Anxiety is caused by two primary fears acting together: the fear of the loss of that which we feel supports our highest values, and the gain of that which we feel challenges our highest values.
In this case, ‘values’ refers to whatever is most important to us, the people, places, things, or material objects we hold dear, rather than the morals we aspire to.
In the Neanderthal days, these fears would possibly have pertained to the sudden absence of food (supporting our need for sustenance) or the appearance of predators posing a threat to our safety.
We may have become vastly more sophisticated, but these impulses and instincts are still deeply embedded in our natures; thus, when we encounter something that has the potential to upset our existing balance, by introducing an element we may not like, our response is often to put up a wall, protect and avoid.
Related: 7 Fears That Immobilise Leaders
Adapting to change
Although this might be understandable, it’s not always solely helpful. Stress is often caused by the inability to adapt to a changing environment. And yet, the environment around us is always changing.
New technologies are introduced, the regulations governing our industries are altered and consumer demands evolve. If we’re not able to keep up with these developments, we will be left behind.

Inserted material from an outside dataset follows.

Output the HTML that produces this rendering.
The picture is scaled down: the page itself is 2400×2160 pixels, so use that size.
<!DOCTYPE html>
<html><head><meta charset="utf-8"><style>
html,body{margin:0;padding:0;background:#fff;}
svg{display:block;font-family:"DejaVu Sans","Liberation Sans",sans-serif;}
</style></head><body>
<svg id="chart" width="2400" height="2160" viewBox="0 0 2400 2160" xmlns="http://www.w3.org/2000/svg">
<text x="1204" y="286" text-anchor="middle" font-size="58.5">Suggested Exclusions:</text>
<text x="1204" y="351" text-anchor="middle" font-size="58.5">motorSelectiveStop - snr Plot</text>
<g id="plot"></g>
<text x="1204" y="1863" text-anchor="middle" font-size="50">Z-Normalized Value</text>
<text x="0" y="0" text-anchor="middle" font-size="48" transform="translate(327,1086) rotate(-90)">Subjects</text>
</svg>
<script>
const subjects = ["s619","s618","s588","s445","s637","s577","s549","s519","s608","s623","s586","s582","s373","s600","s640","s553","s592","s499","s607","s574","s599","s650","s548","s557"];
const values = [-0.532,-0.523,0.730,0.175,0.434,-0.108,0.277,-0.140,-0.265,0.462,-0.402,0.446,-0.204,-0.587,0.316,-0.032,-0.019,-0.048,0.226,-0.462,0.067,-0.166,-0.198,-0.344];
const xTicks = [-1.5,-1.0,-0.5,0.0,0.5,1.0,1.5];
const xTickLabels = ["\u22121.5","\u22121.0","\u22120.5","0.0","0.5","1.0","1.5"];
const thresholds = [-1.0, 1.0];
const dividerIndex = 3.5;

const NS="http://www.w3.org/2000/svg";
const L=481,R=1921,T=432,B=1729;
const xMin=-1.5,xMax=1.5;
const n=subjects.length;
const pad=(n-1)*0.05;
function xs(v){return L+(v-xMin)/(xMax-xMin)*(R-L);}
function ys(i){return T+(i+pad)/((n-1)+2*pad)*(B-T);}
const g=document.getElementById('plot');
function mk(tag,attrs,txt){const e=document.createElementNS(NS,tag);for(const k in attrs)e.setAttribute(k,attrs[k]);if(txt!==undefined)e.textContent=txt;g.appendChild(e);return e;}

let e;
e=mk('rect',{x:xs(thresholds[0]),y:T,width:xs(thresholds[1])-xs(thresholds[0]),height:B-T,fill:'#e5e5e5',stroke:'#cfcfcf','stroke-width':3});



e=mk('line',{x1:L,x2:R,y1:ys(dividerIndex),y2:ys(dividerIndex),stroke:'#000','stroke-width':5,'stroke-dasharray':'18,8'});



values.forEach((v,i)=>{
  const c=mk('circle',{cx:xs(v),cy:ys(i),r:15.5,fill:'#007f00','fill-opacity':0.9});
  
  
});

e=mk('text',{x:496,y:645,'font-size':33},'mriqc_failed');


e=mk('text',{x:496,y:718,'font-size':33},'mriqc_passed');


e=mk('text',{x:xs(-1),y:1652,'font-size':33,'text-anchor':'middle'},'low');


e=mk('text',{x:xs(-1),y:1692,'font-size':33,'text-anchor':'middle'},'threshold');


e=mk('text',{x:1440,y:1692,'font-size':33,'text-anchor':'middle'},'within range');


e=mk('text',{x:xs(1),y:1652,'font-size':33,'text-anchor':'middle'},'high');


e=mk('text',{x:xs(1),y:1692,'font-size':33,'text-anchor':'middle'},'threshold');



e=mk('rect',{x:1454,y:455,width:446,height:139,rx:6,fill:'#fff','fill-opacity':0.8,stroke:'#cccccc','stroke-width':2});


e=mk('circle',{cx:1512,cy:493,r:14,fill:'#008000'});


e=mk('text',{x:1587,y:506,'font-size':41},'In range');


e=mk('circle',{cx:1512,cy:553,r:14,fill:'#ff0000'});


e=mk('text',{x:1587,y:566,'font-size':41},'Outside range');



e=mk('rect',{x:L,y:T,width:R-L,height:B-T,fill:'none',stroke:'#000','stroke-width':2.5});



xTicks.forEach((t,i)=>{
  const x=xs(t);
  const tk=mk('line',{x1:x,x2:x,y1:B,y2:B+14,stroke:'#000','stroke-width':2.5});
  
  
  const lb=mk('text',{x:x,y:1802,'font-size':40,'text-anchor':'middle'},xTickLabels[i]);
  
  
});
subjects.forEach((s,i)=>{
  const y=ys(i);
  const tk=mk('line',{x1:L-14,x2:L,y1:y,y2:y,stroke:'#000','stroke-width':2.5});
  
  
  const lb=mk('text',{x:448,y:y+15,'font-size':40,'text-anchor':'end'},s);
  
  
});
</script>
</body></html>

How to become more resilient
It seems, then, that the answer to feeling more comfortable around change lies in developing resilience. The key lies in looking at the things you value most and love. Everyone lives by a set of priorities or values which is unique to them.
That’s important, because it is when you are living in alignment and accordance with your highest value and feeling fulfilled that you are most adaptable and resilient to change. Consider this example: perhaps one of your highest values is financial security, so that you can provide the best education for your children and ensure their sound future.
If this is the case, you’ll view the extra hours that come with having a senior position as a means to an end and you’ll be more adaptable. If, on the other hand, it’s more important for you to spend time with your loved ones, you will probably resent long hours at the office.
Engaging employees during times of change
People who are not engaged and inspired in the workplace are more vulnerable to deeply polarised perceptions – a stronger and impulsive drive to seek out pleasure or avoid pain. The less fulfilled they feel, the more polarised and animal like they become. This obviously affects their productivity.
The question facing managers therefore isn’t about how to make employees feel more comfortable about change. It’s actually about finding ways to engage them and make them more resilient.
The way to do this is by looking at their job descriptions, and asking them how the individual job duties in their role will help to fulfil them and allow them to live according to their highest values.
Remember that the more a person’s job contributes to their highest values, the more willing they will be to try new things, because they can see how it will help them fulfil what is most important to them.
It will also be helpful if you eschew the role of the autocrat. Managers who simply impose change may find their employees are less open to new developments than those take the time to hold discussions with their team, finding out what their highest values are so they can show them how the organisation’s new, more evolved approach will enable them to fulfil what is important to them.
This speaks to another truth – that it’s not what happens to you that has the greatest impact on your life; but your perception of those events.
Another reason that managers who take the time to understand and communicate in their employees’ higher values will meet with a warmer welcome: people are more likely to help you get what you want (in this case, compliance), when you help them get what they want (which, for the employee, is fulfilment of what is most important to them – their highest values).
The necessity of change
Although it may seem daunting, change is in fact an essential thing. It keeps you young. The fact is that we experience the most significant changes in our lives – from the physical effects of puberty to making new friends as we switch school classes, from getting married to having children – during our early years. It follows, therefore, that if you continue to experience change as an adult, you’ll be able to maintain a malleable mindset.
Change is also the key to preventing feelings of boredom and stagnation. Challenges help us grow. Of course, you’ll grow even more if you receive adequate support while facing those challenges.
Life is all about balance, so if you can keep in mind that there are downsides to the things that you feel support you, and upsides to those that you feel don’t, you’ll be well on your way to being more poised, resilient, fulfilled and high achieving.